Skittle Yourself With Unhub
A couple weeks ago Skittles changed their website so that rather than Skittles.com leading to a brand website it now leads to one of several social media websites, Facebook, Twitter, YouTube, Wikipedia, etc. along with a widget allowing visitors to navigate between them. Relying on these sites rather than their own releases their control of the brand and places it in the arms of their fans to steer, amplify and spread. Skittles also adds to the conversation through media on YouTube and Flickr. Though Skittles was not the first brand to have done this, Mondernista has used this strategy for over a year now, it resulted in a flood of news stories and blog posts.

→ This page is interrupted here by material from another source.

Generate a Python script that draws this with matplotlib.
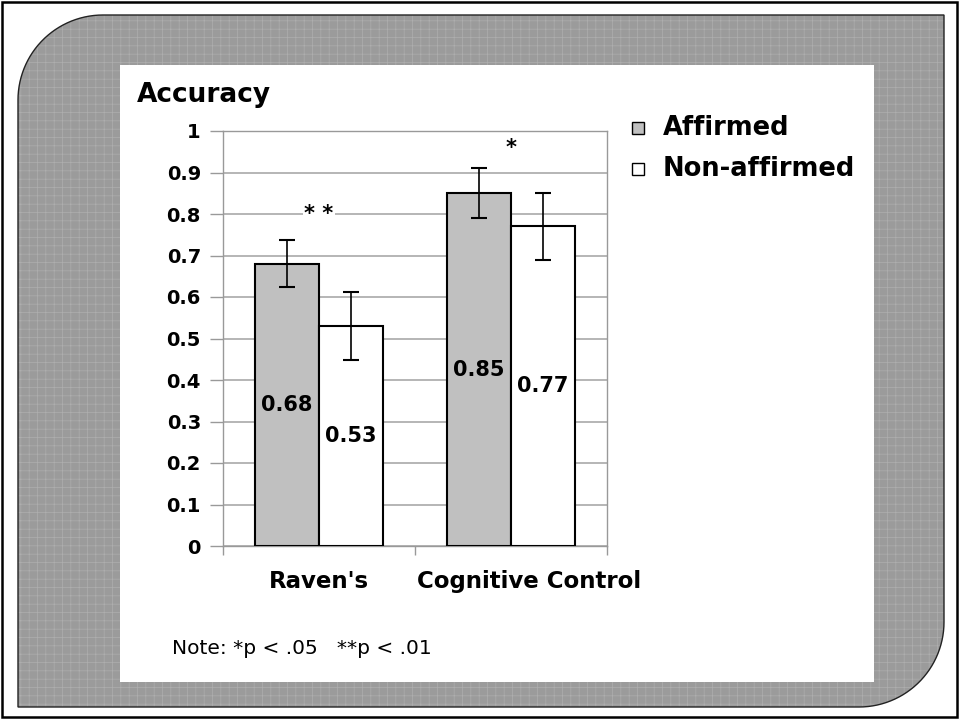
import numpy as np
import matplotlib
matplotlib.use("Agg")
import matplotlib.pyplot as plt
import matplotlib.transforms as mtransforms
from matplotlib.patches import Rectangle, PathPatch
from matplotlib.path import Path

# ---- data ----
categories = ["Raven's", "Cognitive Control"]
series_names = ["Affirmed", "Non-affirmed"]
affirmed = [0.68, 0.85]
non_affirmed = [0.53, 0.77]
affirmed_err = [0.057, 0.06]
non_affirmed_err = [0.082, 0.08]
sig_labels = ["* *", "*"]
sig_heights = [0.80, 0.96]
y_ticks = [0, 0.1, 0.2, 0.3, 0.4, 0.5, 0.6, 0.7, 0.8, 0.9, 1]
y_tick_labels = ["0", "0.1", "0.2", "0.3", "0.4", "0.5", "0.6", "0.7", "0.8", "0.9", "1"]
note = "Note: *p < .05   **p < .01"

W, H = 959, 719
fig = plt.figure(figsize=(W / 100, H / 100), dpi=100)
fig.patch.set_facecolor("white")

# background axes in pixel coordinates
bg = fig.add_axes([0, 0, 1, 1], zorder=0)
bg.set_xlim(0, W)
bg.set_ylim(H, 0)
bg.axis("off")

# outer frame
bg.add_patch(Rectangle((1.5, 1.5), W - 4, H - 4, fill=False, edgecolor="black", lw=1.8))

# rounded gray shape (top-left and bottom-right corners rounded)
x0, y0, x1, y1, r = 18, 15, 944, 707, 85
verts = []
th = np.linspace(np.pi, 1.5 * np.pi, 30)
tl = [(x0 + r + r * np.cos(t), y0 + r + r * np.sin(t)) for t in th]
verts += tl
verts += [(x1, y0)]
th2 = np.linspace(0, 0.5 * np.pi, 30)
br = [(x1 - r + r * np.cos(t), y1 - r + r * np.sin(t)) for t in th2]
verts += br
verts += [(x0, y1)]
verts += [tl[0]]
codes = [Path.MOVETO] + [Path.LINETO] * (len(verts) - 2) + [Path.CLOSEPOLY]
path = Path(verts, codes)
plt.rcParams["hatch.linewidth"] = 0.5
bg.add_patch(PathPatch(path, facecolor="#9b9b9b", edgecolor="#aeaeae", hatch="++", lw=0))
bg.add_patch(PathPatch(path, facecolor="none", edgecolor="#222222", lw=1.0))

# white panel
bg.add_patch(Rectangle((120, 65), 874 - 120, 682 - 65, facecolor="white", edgecolor="none"))

# y label at top
bg.text(137, 95, "Accuracy", fontsize=19, fontweight="bold", ha="left", va="center")

# legend
leg_colors = ["#c0c0c0", "white"]
for i, (name, col) in enumerate(zip(series_names, leg_colors)):
    yc = 128 + i * 41
    bg.add_patch(Rectangle((632, yc - 6), 12, 12, facecolor=col, edgecolor="black", lw=1.0))
    bg.text(663, yc, name, fontsize=18.5, fontweight="bold", ha="left", va="center")

# note
bg.text(172, 648, note, fontsize=14.5, ha="left", va="center")

# ---- chart axes ----
ax_l, ax_r, ax_t, ax_b = 223, 607, 131, 546
ax = fig.add_axes([ax_l / W, (H - ax_b) / H, (ax_r - ax_l) / W, (ax_b - ax_t) / H], zorder=1)
ax.set_facecolor("none")
x = np.arange(len(categories))
bw = 1 / 3
ax.bar(x - bw / 2, affirmed, bw, color="#c0c0c0", edgecolor="black", lw=1.5, zorder=3)
ax.bar(x + bw / 2, non_affirmed, bw, color="white", edgecolor="black", lw=1.5, zorder=3)
ax.errorbar(x - bw / 2, affirmed, yerr=affirmed_err, fmt="none", ecolor="black",
            elinewidth=1.2, capsize=6, capthick=1.5, zorder=4)
ax.errorbar(x + bw / 2, non_affirmed, yerr=non_affirmed_err, fmt="none", ecolor="black",
            elinewidth=1.2, capsize=6, capthick=1.5, zorder=4)
for xi, v in zip(x - bw / 2, affirmed):
    ax.text(xi, v / 2, f"{v:.2f}", ha="center", va="center", fontsize=15, fontweight="bold", zorder=5)
for xi, v in zip(x + bw / 2, non_affirmed):
    ax.text(xi, v / 2, f"{v:.2f}", ha="center", va="center", fontsize=15, fontweight="bold", zorder=5)
for xi, lab, h in zip(x, sig_labels, sig_heights):
    ax.text(xi, h, lab, ha="center", va="center", fontsize=15, fontweight="bold", zorder=5,
            bbox=dict(facecolor="white", edgecolor="none", pad=1))

ax.set_xlim(-0.5, len(categories) - 0.5)
ax.set_ylim(0, 1)
ax.set_yticks(y_ticks)
ax.set_yticklabels(y_tick_labels, fontsize=14, fontweight="bold")
ax.yaxis.grid(True, color="#b0b0b0", lw=1.3, zorder=0)
ax.set_axisbelow(True)
ax.tick_params(axis="y", direction="out", length=9.4, width=1, color="#999999", pad=6.5)
ax.set_xticks(x)
ax.set_xticklabels(categories, fontsize=16.5, fontweight="bold")
ax.set_xticks(np.arange(-0.5, len(categories), 1.0), minor=True)
ax.tick_params(axis="x", which="major", length=0, pad=17)
ax.tick_params(axis="x", which="minor", direction="out", length=6.5, width=1, color="#999999")
# second category label sits a bit right of its centre in the reference
lbl = ax.get_xticklabels()[1]
lbl.set_transform(lbl.get_transform() + mtransforms.ScaledTranslation(0.18, 0, fig.dpi_scale_trans))
for s in ["left", "right", "top", "bottom"]:
    ax.spines[s].set_color("#999999")
    ax.spines[s].set_linewidth(1.0)

fig.savefig("out.png", dpi=100)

Now a company, UnHub makes it easy for you to “Skittle yourself” and use your fan’s, or your own, online activity to publicise yourself and your engagement with the online conversation. UnHub makes it very easy to set up a page with links to almost 50 websites and includes analytics of activity on your page. Take a look at Barack Obama’s UnHub, with links to his Wikipedia entry, WhiteHouse.gov, his Twitter account, his books on Amazon.com and his YouTube account page. Josie’s Retaurant uses their UnHub page interestingly with links to their website, third party menu and delivery sites and of course their Yelp reviews. I’ve set up my own UnHub page with links to my LinkedIn page, blog, Twitter, Del.icio.us., Google shared items, Flickr, my music reviews blog Playlistapalooza, Zune and Yelp that should show my full range of activity and interests. I’ve also added a link from my Lifestream to my UnHub page, which may seem duplicative, but there you have it. Let me know how you have used UnHub in interesting ways and why.


Interesting… I too have been playing around with a similar experiment:
http://trainque.com/jmeta/
…though mine takes any query and dynamically builds a unhub-like navbar
Very nice. That’s a good little hack and I added it to my browser. I also like the header on your home page.